Want to become a yoga teacher? Here’s August’s story
Posted by Katie Brown, 03-Jan-2022
Since graduating from the IYTA’s Diploma of Yoga teaching a year ago, August Smits has found his niche – teaching yoga to the broader community.
August teaches four weekly classes – sharing the benefits of this ancient practice with two mens’ only classes, a yoga class for staff at the Sydney Children’s Hospital and a Chair Yoga Class for cancer patients.
August says: “Part of my philosophy is to open up yoga to a broader community. I think less than 20 per cent of practitioners are men, so two of my weekly classes are purely for men.
He adds: “Teaching yoga with honestly, generosity and compassion gives you insight into who you are.”
He says the key to teaching to the broader community is to run the practice at a slower pace and adjust everything according to who is in the class.
He doesn’t do headstands or shoulderstands. It’s the simpler poses he focuses on, but doing them safely and slowly. “It’s also lighthearted,’ he says with a smile. “And we have a lot of fun!”
Teaching yoga has given August a more balanced and fulfilling work, life balance. The 67-year old works as an architect two to three days a week, teaches yoga and spends the rest of his time relaxing with his family – including his two young grandchildren.
One of the main reasons August has been able to create this life is due to his studies with the IYTA’s Diploma of Yoga Teaching. The year-long course helped him further his knowledge and passion for yogic philosophy, asanas and learn how to teach classes and adapt poses for all levels and ages.

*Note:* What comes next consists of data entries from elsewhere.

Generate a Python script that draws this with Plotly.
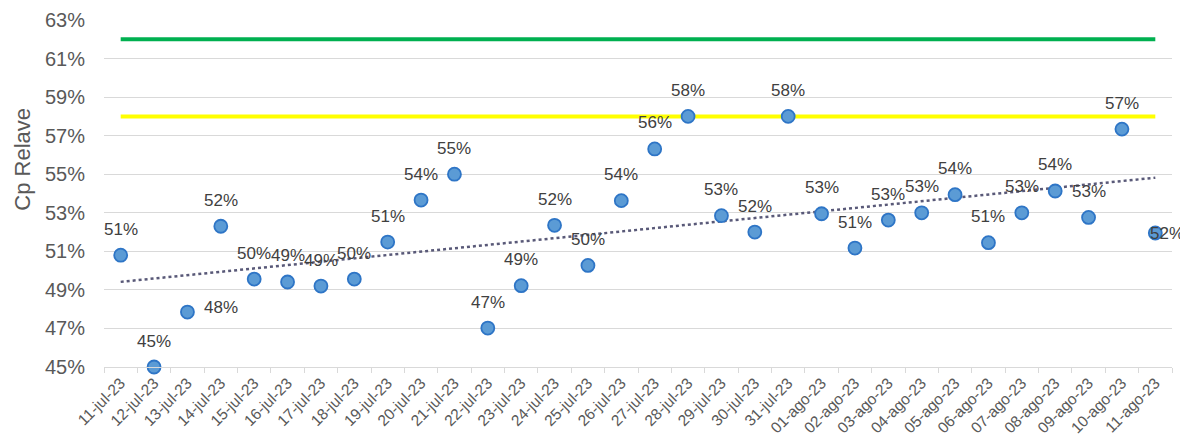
import numpy as np
import plotly.graph_objects as go

dates = ["11-jul-23", "12-jul-23", "13-jul-23", "14-jul-23", "15-jul-23", "16-jul-23",
         "17-jul-23", "18-jul-23", "19-jul-23", "20-jul-23", "21-jul-23", "22-jul-23",
         "23-jul-23", "24-jul-23", "25-jul-23", "26-jul-23", "27-jul-23", "28-jul-23",
         "29-jul-23", "30-jul-23", "31-jul-23", "01-ago-23", "02-ago-23", "03-ago-23",
         "04-ago-23", "05-ago-23", "06-ago-23", "07-ago-23", "08-ago-23", "09-ago-23",
         "10-ago-23", "11-ago-23"]

cp_relave = [0.508, 0.450, 0.4785, 0.523, 0.4956, 0.4941, 0.492, 0.4956, 0.5148, 0.5366,
             0.550, 0.4702, 0.4922, 0.5235, 0.5027, 0.5363, 0.5631, 0.580, 0.5285, 0.520,
             0.580, 0.5295, 0.5117, 0.5262, 0.530, 0.5394, 0.5145, 0.530, 0.5413, 0.5276,
             0.5734, 0.5195]

green_limit = [0.62] * len(dates)
yellow_limit = [0.58] * len(dates)

# label offsets (px) for the data labels that Excel placed to the right
label_xshift = {"13-jul-23": 34, "11-ago-23": 12}
label_yshift = {"13-jul-23": 5, "11-ago-23": 0}

idx = np.arange(len(cp_relave))
slope, intercept = np.polyfit(idx, cp_relave, 1)
trend = list(slope * idx + intercept)

fig = go.Figure()
fig.add_trace(go.Scatter(x=dates, y=green_limit, mode="lines",
                         line=dict(color="#00B050", width=4), hoverinfo="skip"))
fig.add_trace(go.Scatter(x=dates, y=yellow_limit, mode="lines",
                         line=dict(color="#FFFF00", width=4), hoverinfo="skip"))
fig.add_trace(go.Scatter(x=dates, y=trend, mode="lines",
                         line=dict(color="#595978", width=2.5, dash="dot"), hoverinfo="skip"))
fig.add_trace(go.Scatter(x=dates, y=cp_relave, mode="markers", cliponaxis=False,
                         marker=dict(size=13, color="#5B9BD5",
                                     line=dict(color="#2E75C6", width=1.8))))

for d, v in zip(dates, cp_relave):
    fig.add_annotation(x=d, y=v, text=f"{round(v * 100):.0f}%", showarrow=False,
                       xanchor="center", yanchor="middle",
                       xshift=label_xshift.get(d, 0), yshift=label_yshift.get(d, 26),
                       font=dict(size=17, color="#404040", family="Liberation Sans, Arial"))

fig.add_annotation(xref="paper", yref="paper", x=-0.076, y=0.6, text="Cp Relave",
                   textangle=-90, showarrow=False, xanchor="center", yanchor="middle",
                   font=dict(size=22, color="#595959", family="Liberation Sans, Arial"))

fig.update_layout(
    width=1180, height=433,
    margin=dict(l=96, r=16, t=12, b=74),
    paper_bgcolor="white", plot_bgcolor="white",
    showlegend=False,
    font=dict(family="Liberation Sans, Arial", color="#595959"),
)
fig.update_xaxes(type="category", range=[-0.5, len(dates) - 0.5], tickangle=-45,
                 tickson="boundaries", ticks="outside", ticklen=5, tickcolor="#D9D9D9",
                 showline=True, linecolor="#D9D9D9", linewidth=1,
                 showgrid=False, automargin=False,
                 tickfont=dict(size=15.5, color="#595959"))
fig.update_yaxes(range=[0.45, 0.63], dtick=0.02, tick0=0.45, tickformat=".0%",
                 showgrid=True, gridcolor="#D9D9D9", gridwidth=1, zeroline=False,
                 showline=False, ticks="", ticklabelstandoff=18, automargin=False,
                 tickfont=dict(size=20, color="#595959"))

fig.write_html("out.html")
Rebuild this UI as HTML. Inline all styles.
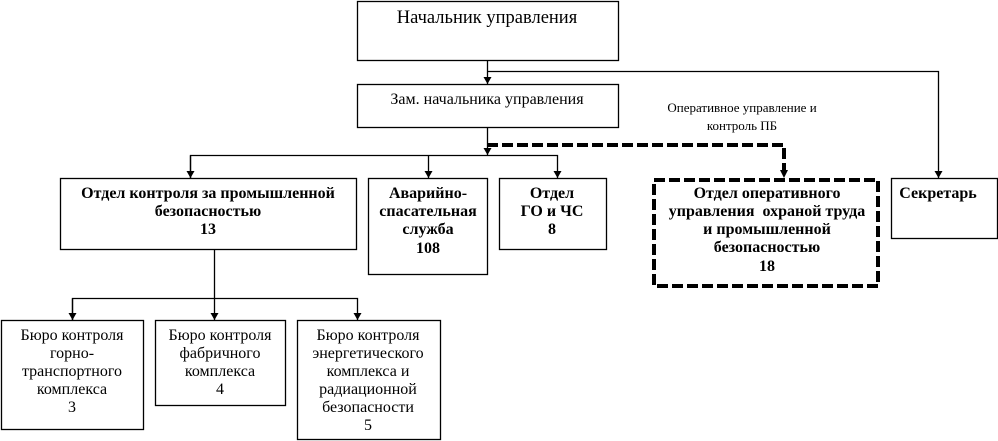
<!DOCTYPE html>
<html><head><meta charset="utf-8"><style>
html,body{margin:0;padding:0;background:#fff;}
svg{display:block;}
text{font-family:"Liberation Serif",serif;fill:#000;text-anchor:middle;}
.b{font-weight:bold;font-size:16px;}
.n{font-size:16px;}
</style></head><body>
<svg width="998" height="441" viewBox="0 0 998 441">
<defs><marker id="a" markerWidth="8" markerHeight="8" refX="4" refY="7" orient="0" markerUnits="userSpaceOnUse"><path d="M0,0 L8,0 L4,7 Z" fill="#000"/></marker></defs>
<g fill="none" stroke="#000" stroke-width="1.3">
<rect x="357.5" y="1.5" width="261" height="59"/>
<rect x="357.5" y="84.5" width="261" height="43"/>
<rect x="60.5" y="178.5" width="296" height="71"/>
<rect x="368.5" y="178.5" width="119" height="96"/>
<rect x="499.5" y="178.5" width="107" height="71"/>
<rect x="891.5" y="178.5" width="106" height="60"/>
<rect x="1.5" y="320.5" width="142" height="109"/>
<rect x="155.5" y="320.5" width="130" height="85"/>
<rect x="297.5" y="320.5" width="143" height="119"/>
<path d="M487.5 61 V84" marker-end="url(#a)"/>
<path d="M487.5 71.5 H938.5 V178" marker-end="url(#a)"/>
<path d="M487.5 128 V155" marker-end="url(#a)"/>
<path d="M190.5 178 V155.5 H557.5 V178" marker-end="url(#a)"/>
<path d="M190.5 155.5 V178" marker-end="url(#a)"/>
<path d="M428.5 155.5 V178" marker-end="url(#a)"/>
<path d="M214.5 250 V298.5"/>
<path d="M72.5 320 V298.5 H357.5 V320" marker-end="url(#a)"/>
<path d="M72.5 298.5 V320" marker-end="url(#a)"/>
<path d="M214.5 298.5 V320" marker-end="url(#a)"/>
</g>
<rect x="660" y="95" width="165" height="40" fill="#fff"/>
<g fill="none" stroke="#000" stroke-width="4" stroke-dasharray="11,4">
<path d="M487 145 H784 V170"/>
<rect x="654" y="180" width="224" height="106"/>
</g>
<path d="M780 170 L788 170 L784 178 Z" fill="#000"/>
<text x="487" y="23" style="font-size:18.5px">Начальник управления</text>
<text x="487" y="104" style="font-size:16px">Зам. начальника управления</text>
<text x="742" y="112" style="font-size:13px">Оперативное управление и</text>
<text x="742" y="130" style="font-size:13px">контроль ПБ</text>
<text class="b" x="208" y="198">Отдел контроля за промышленной</text>
<text class="b" x="208" y="216">безопасностью</text>
<text class="b" x="208" y="234">13</text>
<text class="b" x="428" y="198">Аварийно-</text>
<text class="b" x="428" y="216">спасательная</text>
<text class="b" x="428" y="234">служба</text>
<text class="b" x="428" y="253">108</text>
<text class="b" x="552" y="198">Отдел</text>
<text class="b" x="552" y="216">ГО и ЧС</text>
<text class="b" x="552" y="234">8</text>
<text class="b" x="767" y="198">Отдел оперативного</text>
<text class="b" x="767" y="216">управления&#160; охраной труда</text>
<text class="b" x="767" y="234">и промышленной</text>
<text class="b" x="767" y="252">безопасностью</text>
<text class="b" x="767" y="271">18</text>
<text class="b" x="938" y="198">Секретарь</text>
<text class="n" x="72" y="340">Бюро контроля</text>
<text class="n" x="72" y="358">горно-</text>
<text class="n" x="72" y="376">транспортного</text>
<text class="n" x="72" y="394">комплекса</text>
<text class="n" x="72" y="412">3</text>
<text class="n" x="220" y="340">Бюро контроля</text>
<text class="n" x="220" y="358">фабричного</text>
<text class="n" x="220" y="376">комплекса</text>
<text class="n" x="220" y="394">4</text>
<text class="n" x="368" y="340">Бюро контроля</text>
<text class="n" x="368" y="358">энергетического</text>
<text class="n" x="368" y="376">комплекса и</text>
<text class="n" x="368" y="394">радиационной</text>
<text class="n" x="368" y="412">безопасности</text>
<text class="n" x="368" y="430">5</text>
</svg>
</body></html>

He says: “It’s a tiny investment for such a phenomenal wealth of knowledge and experience.”
August chose the IYTA course because it was a 460-hour course. He says: “I knew that a 200-hour course would only just scrape the barrel of what there is to learn.”
He says he believes many students fall into the “trap” of enrolling in a cheaper, shorter course, but find themselves lacking confidence and not being able to fully comprehend the depth of yoga required to be able to teach.
He particularly recommends the IYTA Diploma of Yoga course because it is not commercially driven. The IYTA is a non-profit organisation so it is not based on a business model, but offers on-going support and membership of an international yoga community.
August spent time researching yoga schools as he was keen to learn in an environment which was open and friendly to a broad demographic. He said he found the course (which was held both online and face-to-face throughout 2020), physically challenging, but believes he is much fitter and self-aware as a result.
He says: “Physically I have my limitations, but I found that to be more of a benefit than a hindrance with the students I tend to attract. People can relate to me and I don’t take them anywhere that could be unsafe for their body.”
August is also quick to emphasise that age shouldn’t be a barrier to practise. He adds: “Age isn’t an issue with me personally I have a lot of students well over 65 and they’ve always got a conversation in their head that they are too old. I tell them to forget their age – and not to let it limit them.”
So if you are looking for a new challenge this year – especially if you are older – then why not discover the joy of yoga – both professionally and personally to enrich and enhance your life.